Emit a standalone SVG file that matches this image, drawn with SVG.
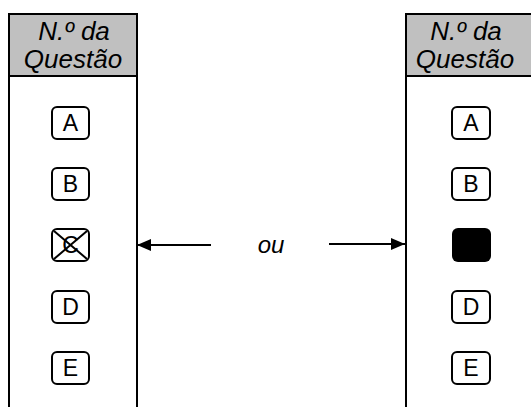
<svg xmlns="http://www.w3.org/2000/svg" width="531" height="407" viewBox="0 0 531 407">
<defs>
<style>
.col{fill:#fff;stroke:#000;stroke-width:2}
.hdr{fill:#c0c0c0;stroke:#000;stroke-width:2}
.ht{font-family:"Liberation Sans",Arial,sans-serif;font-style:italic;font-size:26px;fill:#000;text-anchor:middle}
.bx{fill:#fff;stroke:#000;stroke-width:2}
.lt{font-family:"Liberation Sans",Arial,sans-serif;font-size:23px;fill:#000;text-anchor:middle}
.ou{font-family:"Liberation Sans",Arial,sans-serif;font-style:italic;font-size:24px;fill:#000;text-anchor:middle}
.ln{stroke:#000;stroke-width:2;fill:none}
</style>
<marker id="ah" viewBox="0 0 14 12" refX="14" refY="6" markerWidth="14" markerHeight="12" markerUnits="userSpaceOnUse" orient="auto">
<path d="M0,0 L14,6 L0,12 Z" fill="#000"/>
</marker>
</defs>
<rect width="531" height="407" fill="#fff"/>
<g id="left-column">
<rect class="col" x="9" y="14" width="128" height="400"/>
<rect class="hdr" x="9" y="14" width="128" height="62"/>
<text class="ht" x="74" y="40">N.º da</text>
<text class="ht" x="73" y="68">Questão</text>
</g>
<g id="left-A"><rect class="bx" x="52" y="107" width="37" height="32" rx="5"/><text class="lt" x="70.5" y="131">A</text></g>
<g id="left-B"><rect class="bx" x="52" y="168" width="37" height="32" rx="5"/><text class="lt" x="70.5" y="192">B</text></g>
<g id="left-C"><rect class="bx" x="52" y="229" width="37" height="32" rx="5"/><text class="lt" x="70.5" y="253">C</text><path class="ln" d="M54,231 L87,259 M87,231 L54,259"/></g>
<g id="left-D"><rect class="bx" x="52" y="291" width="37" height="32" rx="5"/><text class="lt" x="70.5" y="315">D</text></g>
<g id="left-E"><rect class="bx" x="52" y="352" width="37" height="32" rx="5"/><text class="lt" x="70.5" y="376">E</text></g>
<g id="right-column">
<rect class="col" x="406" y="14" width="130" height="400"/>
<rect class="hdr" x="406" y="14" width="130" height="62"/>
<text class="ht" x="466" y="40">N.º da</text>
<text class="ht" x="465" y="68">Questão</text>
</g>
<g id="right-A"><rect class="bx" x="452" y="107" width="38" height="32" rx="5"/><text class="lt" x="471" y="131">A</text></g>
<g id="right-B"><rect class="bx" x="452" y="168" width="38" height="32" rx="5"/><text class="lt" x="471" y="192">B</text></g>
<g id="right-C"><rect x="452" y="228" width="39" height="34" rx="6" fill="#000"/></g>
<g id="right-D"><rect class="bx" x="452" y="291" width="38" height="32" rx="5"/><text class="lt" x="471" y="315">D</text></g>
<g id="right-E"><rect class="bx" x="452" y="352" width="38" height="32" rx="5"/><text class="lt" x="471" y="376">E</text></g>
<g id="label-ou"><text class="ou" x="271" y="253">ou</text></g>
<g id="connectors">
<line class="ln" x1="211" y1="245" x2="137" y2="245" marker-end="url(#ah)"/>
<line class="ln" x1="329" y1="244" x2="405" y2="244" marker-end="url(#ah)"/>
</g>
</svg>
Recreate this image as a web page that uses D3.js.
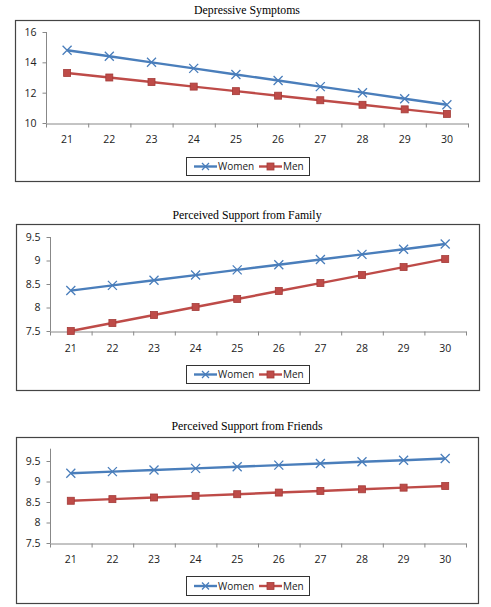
○ ○ ○
▶ **To do**
In your copy of the records, include no pictures; repeat everything else exactly.

▶ **Problem solution**
Emit a standalone SVG file that matches this image, drawn with SVG.
<svg xmlns="http://www.w3.org/2000/svg" width="531" height="407" viewBox="0 0 531 407">
<defs>
<style>
.col{fill:#fff;stroke:#000;stroke-width:2}
.hdr{fill:#c0c0c0;stroke:#000;stroke-width:2}
.ht{font-family:"Liberation Sans",Arial,sans-serif;font-style:italic;font-size:26px;fill:#000;text-anchor:middle}
.bx{fill:#fff;stroke:#000;stroke-width:2}
.lt{font-family:"Liberation Sans",Arial,sans-serif;font-size:23px;fill:#000;text-anchor:middle}
.ou{font-family:"Liberation Sans",Arial,sans-serif;font-style:italic;font-size:24px;fill:#000;text-anchor:middle}
.ln{stroke:#000;stroke-width:2;fill:none}
</style>
<marker id="ah" viewBox="0 0 14 12" refX="14" refY="6" markerWidth="14" markerHeight="12" markerUnits="userSpaceOnUse" orient="auto">
<path d="M0,0 L14,6 L0,12 Z" fill="#000"/>
</marker>
</defs>
<rect width="531" height="407" fill="#fff"/>
<g id="left-column">
<rect class="col" x="9" y="14" width="128" height="400"/>
<rect class="hdr" x="9" y="14" width="128" height="62"/>
<text class="ht" x="74" y="40">N.º da</text>
<text class="ht" x="73" y="68">Questão</text>
</g>
<g id="left-A"><rect class="bx" x="52" y="107" width="37" height="32" rx="5"/><text class="lt" x="70.5" y="131">A</text></g>
<g id="left-B"><rect class="bx" x="52" y="168" width="37" height="32" rx="5"/><text class="lt" x="70.5" y="192">B</text></g>
<g id="left-C"><rect class="bx" x="52" y="229" width="37" height="32" rx="5"/><text class="lt" x="70.5" y="253">C</text><path class="ln" d="M54,231 L87,259 M87,231 L54,259"/></g>
<g id="left-D"><rect class="bx" x="52" y="291" width="37" height="32" rx="5"/><text class="lt" x="70.5" y="315">D</text></g>
<g id="left-E"><rect class="bx" x="52" y="352" width="37" height="32" rx="5"/><text class="lt" x="70.5" y="376">E</text></g>
<g id="right-column">
<rect class="col" x="406" y="14" width="130" height="400"/>
<rect class="hdr" x="406" y="14" width="130" height="62"/>
<text class="ht" x="466" y="40">N.º da</text>
<text class="ht" x="465" y="68">Questão</text>
</g>
<g id="right-A"><rect class="bx" x="452" y="107" width="38" height="32" rx="5"/><text class="lt" x="471" y="131">A</text></g>
<g id="right-B"><rect class="bx" x="452" y="168" width="38" height="32" rx="5"/><text class="lt" x="471" y="192">B</text></g>
<g id="right-C"><rect x="452" y="228" width="39" height="34" rx="6" fill="#000"/></g>
<g id="right-D"><rect class="bx" x="452" y="291" width="38" height="32" rx="5"/><text class="lt" x="471" y="315">D</text></g>
<g id="right-E"><rect class="bx" x="452" y="352" width="38" height="32" rx="5"/><text class="lt" x="471" y="376">E</text></g>
<g id="label-ou"><text class="ou" x="271" y="253">ou</text></g>
<g id="connectors">
<line class="ln" x1="211" y1="245" x2="137" y2="245" marker-end="url(#ah)"/>
<line class="ln" x1="329" y1="244" x2="405" y2="244" marker-end="url(#ah)"/>
</g>
</svg>
Recreate this image as a web page that uses D3.js.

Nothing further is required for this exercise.